Sentuhan fiksi berasal dari keterlibatan Arezoo Rahimi (Zar Amir Ebrahimi) jurnalis yang menyambangi Mashad guna meliput kasus tersebut. Tapi liputan bukanlah tujuan akhir Rahimi. Dia pun terdorong untuk melakukan investigasi, mencari kebenaran mengenai identitas si pelaku. Bukannya Rahimi sembrono atau berambisi jadi pahlawan, tapi ia tahu betul realita di masyarakat setempat. 

Korbannya adalah PSK, yang kebanyakan juga pecandu narkoba. Mereka dianggap sampah. Akankah si pelaku mendapat hukuman setimpal bila tertangkap, atau malah dielu-elukan sebagai pahlawan? Sesampainya di Mashad, Rahimi dipersulit saat menyewa hotel karena ia wanita yang belum menikah. Sewaktu mewawancarai hakim, Rahimi diminta agar tak mengubah kasus pembunuhan ini jadi skandal beraroma agama. Apakah benar keduanya tidak berkaitan? 

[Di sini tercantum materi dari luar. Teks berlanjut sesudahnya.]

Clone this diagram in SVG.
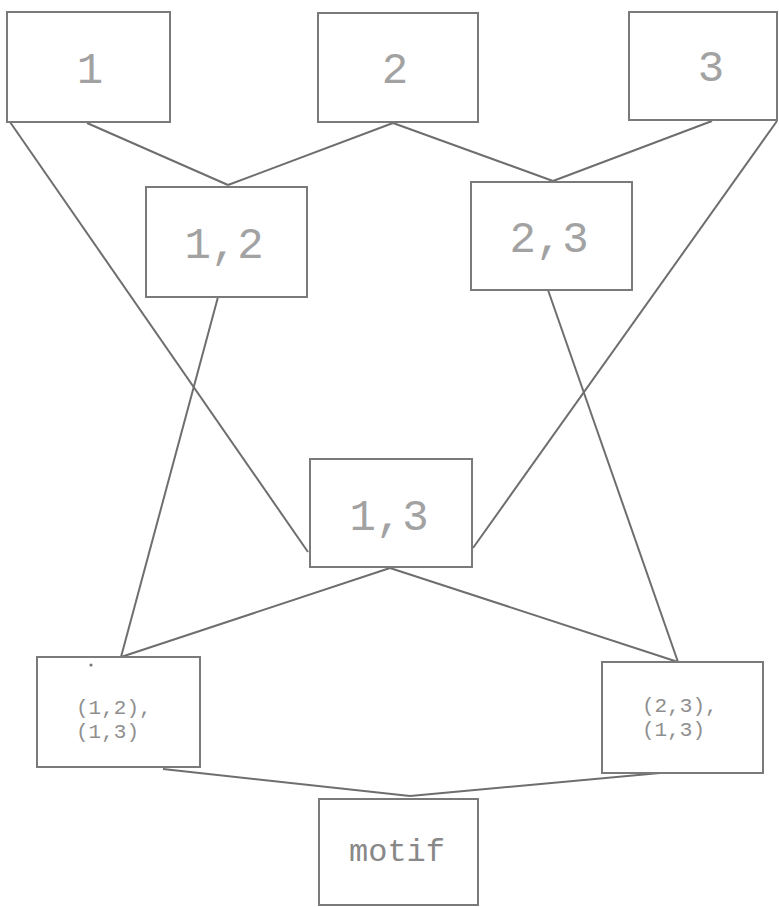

Menulis naskahnya bersama Afshin Kamran Bahrami, sutradara Ali Abbasi menyoroti misogini akibat salah kaprah religiuistas. Agama dijadikan alat membunuh, entah secara literal (menghilangkan nyawa) maupun figuratif (mematikan kebebasan). Sama seperti jilbab, yang di tangan Saeed jadi senjata membunuh. 

Satu keputusan naratif yang mungkin memecah penerimaan terhadap film ini adalah saat Holy Spider lebih banyak menghabiskan waktu menyoroti si pelaku ketimbang korban (atau Rahimi selaku pejuang keadilan). Keluhan tersebut ada benarnya, tapi di sisi lain, Abbasi menjadikan itu cara guna menegaskan bahwa Saaed bukan pahlawan. 

Saeed merupakan veteran perang yang kini berprofesi sebagai buruh bangunan. Dia pun seorang suami, sekaligus ayah bagi dua anak. Saeed rajin beribadah. Salat tak pernah dilewatkan, ziarah ke makam ulama rutin dilakukan. Kepada rekannya, Saeed berkata bahwa ia ingin menjadi sosok spesial. Di medan perang ia merasa memiliki peran. Begitu perang usai, ia merasa tak berguna. Saeed bukan pahlawan atau "pembersih maksiat" sebagaimana dielu-elukan para pendukungnya. Dia hanya pria pecundang yang melampiaskan kelemahannya pada wanita.

Sewaktu Saeed melangsungkan aksinya, pilihan shot Abbasi secara cukup jelas memperlihatkan wajah korban. Tubuh yang menegang, ekspresi ketakutan yang menguat seiring menipisnya napas, semua dapat kita saksikan. Apakah sensitivitas Abbasi patut dipertanyakan? Mungkin. Kekuatan Holy Spider sebagai drama yang bersimpati pada korban memang berkurang, tapi jika filmnya sebatas dipandang sebagai thriller eksploitasi disturbing, itu bisa dipandang selaku keunggulan. 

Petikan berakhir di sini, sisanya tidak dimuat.